On 09/27/2017 04:57 PM, Joao Martins wrote:
> On 09/27/2017 09:22 PM, Boris Ostrovsky wrote:
>> On 09/27/2017 11:26 AM, Joao Martins wrote:
>>> On 09/27/2017 03:40 PM, Boris Ostrovsky wrote:
>>>>> +static void xen_setup_vsyscall_time_info(void)
>>>>> +{
>>>>> + struct vcpu_register_time_memory_area t;
>>>>> + struct pvclock_vsyscall_time_info *ti;
>>>>> + struct pvclock_vcpu_time_info *pvti;
>>>>> + int ret;
>>>>> +
>>>>> + pvti = &__this_cpu_read(xen_vcpu)->time;
>>>>> +
>>>>> + /*
>>>>> + * We check ahead on the primary time info if this
>>>>> + * bit is supported hence speeding up Xen clocksource.
>>>>> + */
>>>>> + if (!(pvti->flags & PVCLOCK_TSC_STABLE_BIT))
>>>>> + return;
>>>>> +
>>>>> + pvclock_set_flags(PVCLOCK_TSC_STABLE_BIT);
>>>> Is it OK to have this flag set if anything below fails?
>>>>
>>> Yes - if anything below fails it will only affect userspace mapped page.
>> Then should it be set somewhere else, like in xen_time_init()?
>>
> Hm, I could move it if you think it's better - but given the importance of the
> bit we are checking and its direct correlation to whether or not we can setup
> VCLOCK_PVCLOCK then I find it cleaner to have it here in the same routine. One
> thing I failed to mention before is that checking ahead like above, let us also
> avoid allocating a page plus an hypercall to register the pvti just to check the
> one bit of info we need for using VCLOCK_PVCLOCK.
>
> It is very unlikely with current Xen code that 1) the secondary copy register
> below fails, or 2) master and secondary don't have the same bits set.

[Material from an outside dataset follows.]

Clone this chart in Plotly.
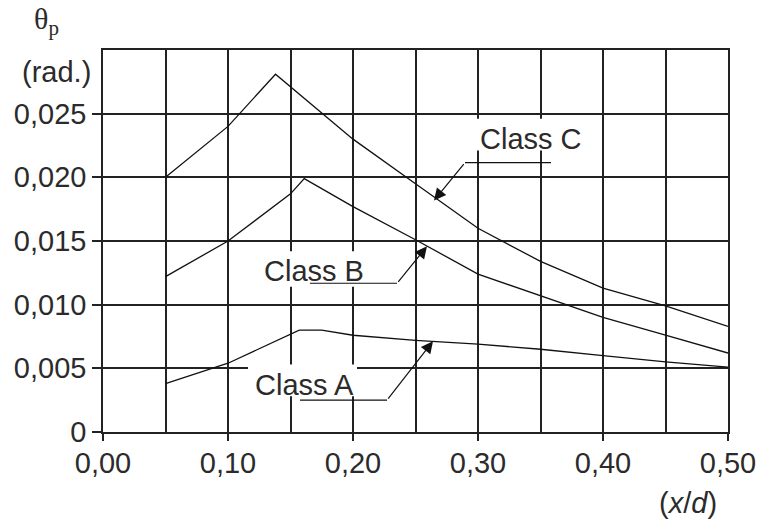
import plotly.graph_objects as go

# ---- data ----
class_c_x = [0.05, 0.10, 0.138, 0.15, 0.20, 0.25, 0.30, 0.35, 0.40, 0.45, 0.50]
class_c_y = [0.0200, 0.0240, 0.0281, 0.0271, 0.0230, 0.0195, 0.0160, 0.0134, 0.0113, 0.0099, 0.0083]

class_b_x = [0.05, 0.10, 0.15, 0.161, 0.20, 0.25, 0.30, 0.35, 0.40, 0.45, 0.50]
class_b_y = [0.0122, 0.0150, 0.0187, 0.0199, 0.0177, 0.0151, 0.0124, 0.0107, 0.0090, 0.0076, 0.0062]

class_a_x = [0.05, 0.10, 0.157, 0.175, 0.20, 0.25, 0.30, 0.35, 0.40, 0.45, 0.50]
class_a_y = [0.0038, 0.0054, 0.0080, 0.0080, 0.0076, 0.0072, 0.0069, 0.0065, 0.0060, 0.0055, 0.0051]

x_tick_vals = [0.0, 0.1, 0.2, 0.3, 0.4, 0.5]
x_tick_text = ["0,00", "0,10", "0,20", "0,30", "0,40", "0,50"]
y_tick_vals = [0.0, 0.005, 0.010, 0.015, 0.020, 0.025]
y_tick_text = ["0", "0,005", "0,010", "0,015", "0,020", "0,025"]

SANS = "Liberation Sans, Arial, sans-serif"
SERIF = "Liberation Serif, Times New Roman, serif"
INK = "#222222"
TXT = "#2b2b2b"
FS = 29

fig = go.Figure()

for xs, ys in [(class_c_x, class_c_y), (class_b_x, class_b_y), (class_a_x, class_a_y)]:
    fig.add_trace(go.Scatter(x=xs, y=ys, mode="lines",
                             line=dict(color="#111111", width=1.3),
                             showlegend=False, hoverinfo="skip"))

# white backgrounds behind labels (hide gridlines)
boxes = [
    (0.2936, 0.3896, 0.0221, 0.0246),
    (0.124, 0.212, 0.0114, 0.0142),
    (0.116, 0.2032, 0.0028, 0.0053),
]
for x0, x1, y0, y1 in boxes:
    fig.add_shape(type="rect", xref="x", yref="y", x0=x0, x1=x1, y0=y0, y1=y1,
                  fillcolor="white", line=dict(width=0), layer="between")

# leader lines: horizontal part + arrow
leaders = [
    # (h_start_x, bend_x, bend_y, tip_x, tip_y)
    (0.3584, 0.2896, 0.02116, 0.2648, 0.01818),
    (0.1656, 0.2352, 0.01168, 0.2592, 0.01458),
    (0.1576, 0.2272, 0.00251, 0.2640, 0.00713),
]
for hx, bx, by, tx, ty in leaders:
    fig.add_trace(go.Scatter(x=[hx, bx], y=[by, by], mode="lines",
                             line=dict(color="#111111", width=1.2),
                             showlegend=False, hoverinfo="skip"))
    fig.add_annotation(x=tx, y=ty, ax=bx, ay=by, xref="x", yref="y",
                       axref="x", ayref="y", text="", showarrow=True,
                       arrowhead=2, arrowsize=2.0, arrowwidth=1.2,
                       arrowcolor="#111111", standoff=0)

labels = [("Class C", 0.342, 0.0230), ("Class B", 0.1684, 0.01266), ("Class A", 0.1612, 0.00372)]
for t, x, y in labels:
    fig.add_annotation(x=x, y=y, xref="x", yref="y", text=t, showarrow=False,
                       font=dict(family=SANS, size=FS, color=TXT))

fig.add_annotation(x=-0.0912, y=1.075, xref="paper", yref="paper", text="θ<sub>p</sub>",
                   xanchor="center", yanchor="middle",
                   showarrow=False, font=dict(family=SERIF, size=30, color=TXT))
fig.add_annotation(x=-0.0752, y=0.9424, xref="paper", yref="paper", text="(rad.)",
                   xanchor="center", yanchor="middle",
                   showarrow=False, font=dict(family=SANS, size=FS, color=TXT))
fig.add_annotation(x=0.936, y=-0.1859, xref="paper", yref="paper", text="(<i>x</i>/<i>d</i>)",
                   xanchor="center", yanchor="middle",
                   showarrow=False, font=dict(family=SANS, size=FS, color=TXT))

fig.update_layout(
    width=761, height=525,
    margin=dict(l=103, r=33, t=50, b=93, autoexpand=False),
    paper_bgcolor="white", plot_bgcolor="white",
    xaxis=dict(range=[0, 0.5], tickvals=x_tick_vals, ticktext=x_tick_text,
               ticks="outside", ticklen=7, tickwidth=1.6, tickcolor=INK,
               ticklabelstandoff=-3,
               showgrid=True, gridcolor=INK, gridwidth=1.6,
               minor=dict(dtick=0.05, tick0=0, showgrid=True, gridcolor=INK, gridwidth=1.6),
               showline=True, linecolor=INK, linewidth=1.6, mirror=True, automargin=False,
               zeroline=False, tickfont=dict(family=SANS, size=FS, color=TXT)),
    yaxis=dict(range=[0, 0.030], tickvals=y_tick_vals, ticktext=y_tick_text,
               ticks="outside", ticklen=9, tickwidth=1.6, tickcolor=INK,
               showgrid=True, gridcolor=INK, gridwidth=1.6,
               showline=True, linecolor=INK, linewidth=1.6, mirror=True, automargin=False,
               zeroline=False, tickfont=dict(family=SANS, size=FS, color=TXT)),
)

fig.write_html("out.html")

So in case
> you're reconsidering the "shortcut" check above I can move it like we had in v1
> and have pvclock_set_flags right before pvclock_set_pvti_cpu0_va().

I think it would be more logical to move it to the end like in v1.

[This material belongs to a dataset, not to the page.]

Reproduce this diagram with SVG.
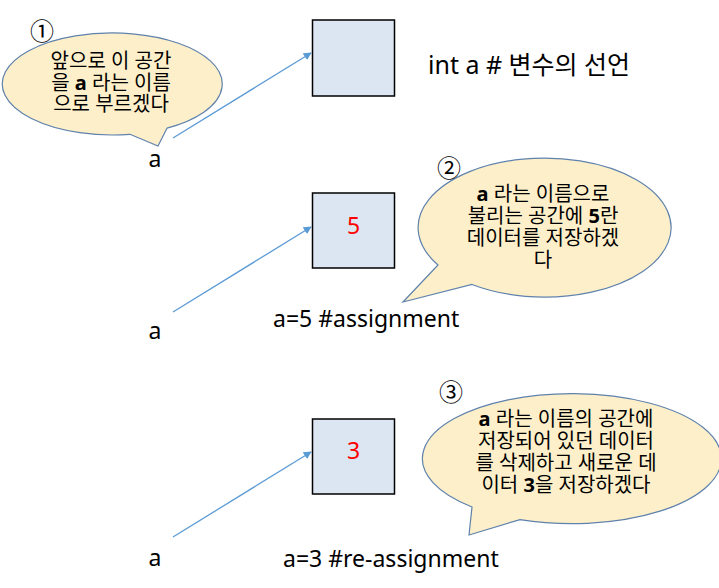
<svg xmlns="http://www.w3.org/2000/svg" width="719" height="588" viewBox="0 0 719 588">
<defs>
<style>
.box{fill:#DCE6F2;stroke:#000;stroke-width:1.5}
.bub{fill:#FDEFCA;stroke:#5F82AC;stroke-width:1.2}
.conn{stroke:#5B9BD5;stroke-width:1.3;fill:none}
text{font-family:"Noto Sans","Noto Sans CJK KR",sans-serif;fill:#000}
.lbl{font-size:23px}
.big{font-size:25px}
.bt{font-size:20px;text-anchor:middle}
.num{font-size:24px;text-anchor:middle}
.val{font-size:23px;fill:#FF0000;text-anchor:middle}
.b{font-weight:bold}
</style>
<marker id="ah" viewBox="0 0 10 10" refX="9" refY="5" markerWidth="8" markerHeight="8" markerUnits="userSpaceOnUse" orient="auto">
<path d="M0,0 L10,5 L0,10 Z" fill="#5B9BD5"/>
</marker>
</defs>

<g id="connectors">
<line class="conn" x1="173" y1="138" x2="311" y2="53" marker-end="url(#ah)"/>
<line class="conn" x1="173" y1="312" x2="311" y2="227" marker-end="url(#ah)"/>
<line class="conn" x1="173" y1="537" x2="311" y2="452" marker-end="url(#ah)"/>
</g>

<g id="box1"><rect class="box" x="312.5" y="20" width="82" height="76"/></g>
<g id="box2"><rect class="box" x="312.5" y="193" width="82" height="75"/><text class="val" x="353.5" y="234">5</text></g>
<g id="box3"><rect class="box" x="312.5" y="419" width="82" height="75"/><text class="val" x="353.5" y="459">3</text></g>

<g id="label-a1"><text class="lbl" x="155" y="167" text-anchor="middle">a</text></g>
<g id="label-a2"><text class="lbl" x="155" y="339" text-anchor="middle">a</text></g>
<g id="label-a3"><text class="lbl" x="155" y="566" text-anchor="middle">a</text></g>

<g id="stmt1"><text class="big" x="428" y="74">int a # 변수의 선언</text></g>
<g id="stmt2"><text class="lbl" x="273" y="327">a=5 #assignment</text></g>
<g id="stmt3"><text class="lbl" x="283" y="567">a=3 #re-assignment</text></g>

<g id="bubble1">
<path class="bub" d="M130,134.3 A110,51 0 1 1 167,128.2 L158,146 Z"/>
<text class="num" x="42" y="40">①</text>
<text class="bt" x="111" y="68">앞으로 이 공간</text>
<text class="bt" x="111" y="90">을 <tspan class="b">a</tspan> 라는 이름</text>
<text class="bt" x="111" y="111">으로 부르겠다</text>
</g>

<g id="bubble2">
<path class="bub" d="M438,265 A126.5,69.5 0 1 1 472,284.5 L403,302 Z"/>
<text class="num" x="449" y="177">②</text>
<text class="bt" x="543" y="201"><tspan class="b">a</tspan> 라는 이름으로</text>
<text class="bt" x="543" y="223">불리는 공간에 <tspan class="b">5</tspan>란</text>
<text class="bt" x="543" y="245">데이터를 저장하겠</text>
<text class="bt" x="543" y="267">다</text>
</g>

<g id="bubble3">
<path class="bub" d="M472,507 A149.5,65 0 1 1 520,519.6 L469,535 Z"/>
<text class="num" x="451" y="401">③</text>
<text class="bt" x="566" y="426"><tspan class="b">a</tspan> 라는 이름의 공간에</text>
<text class="bt" x="566" y="448">저장되어 있던 데이터</text>
<text class="bt" x="566" y="470">를 삭제하고 새로운 데</text>
<text class="bt" x="566" y="492">이터 <tspan class="b">3</tspan>을 저장하겠다</text>
</g>
</svg>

But can you explain again why this flag should not be set in
xen_time_init()? It seems to me that it would be useful not just for
vDSO but for xen_clocksource_read()->pvclock_clocksource_read() as well.

-boris


>
>>> What I
>>> do above is just allowing xen clocksource to use/check that bit (consequently
>>> speeding up sched_clock) given the necessary support is there in the master
>>> copy. The secondary copy (i.e. what's being set up below, mapped/used in vdso)
>>> has the same data from the master copy, just separate memory regions. The checks
>>> below are just for the unlikely cases of failing to register the secondary copy
>>> or if its content were to differ from master copy in future releases - and
>>> therefore we handle those more gracefully.
>>>
>>>> (I can see in the changelog that apparently at some point I've asked
>>>> about this at v1 but I can't remember/find what exactly it was)
>>>>
>>>>> +
>>>>> + ti = (struct pvclock_vsyscall_time_info *)get_zeroed_page(GFP_KERNEL);
>>>>> + if (!ti)
>>>>> + return;
>>>>> +
>>>>> + t.addr.v = &ti->pvti;
>>>>> +
>>>>> + ret = HYPERVISOR_vcpu_op(VCPUOP_register_vcpu_time_memory_area, 0, &t);
>>>>> + if (ret) {
>>>>> + pr_notice("xen: VCLOCK_PVCLOCK not supported (err %d)\n", ret);
>>>>> + free_page((unsigned long)ti);
>>>>> + return;
>>>>> + }
>>>>> +
>>>>> + /*
>>>>> + * If the check above succedded this one should too since it's the
>>>>> + * same data on both primary and secondary time infos just different
>>>>> + * memory regions. But we still check it in case hypervisor is buggy.
>>>>> + */
>>>>> + pvti = &ti->pvti;
>>>>> + if (!(pvti->flags & PVCLOCK_TSC_STABLE_BIT)) {
>>>>> + t.addr.v = NULL;
>>>>> + ret = HYPERVISOR_vcpu_op(VCPUOP_register_vcpu_time_memory_area,
>>>>> + 0, &t);
>>>>> + if (!ret)
>>>>> + free_page((unsigned long)ti);
>>>>> +
>>>>> + pr_notice("xen: VCLOCK_PVCLOCK not supported (tsc unstable)\n");
>>>>> + return;
>>>>> + }
>>>>> +
>>>>> + xen_clock = ti;
>>>>> + pvclock_set_pvti_cpu0_va(xen_clock);
>>>>> +
>>>>> + xen_clocksource.archdata.vclock_mode = VCLOCK_PVCLOCK;
>>>>> +}
>>>>> +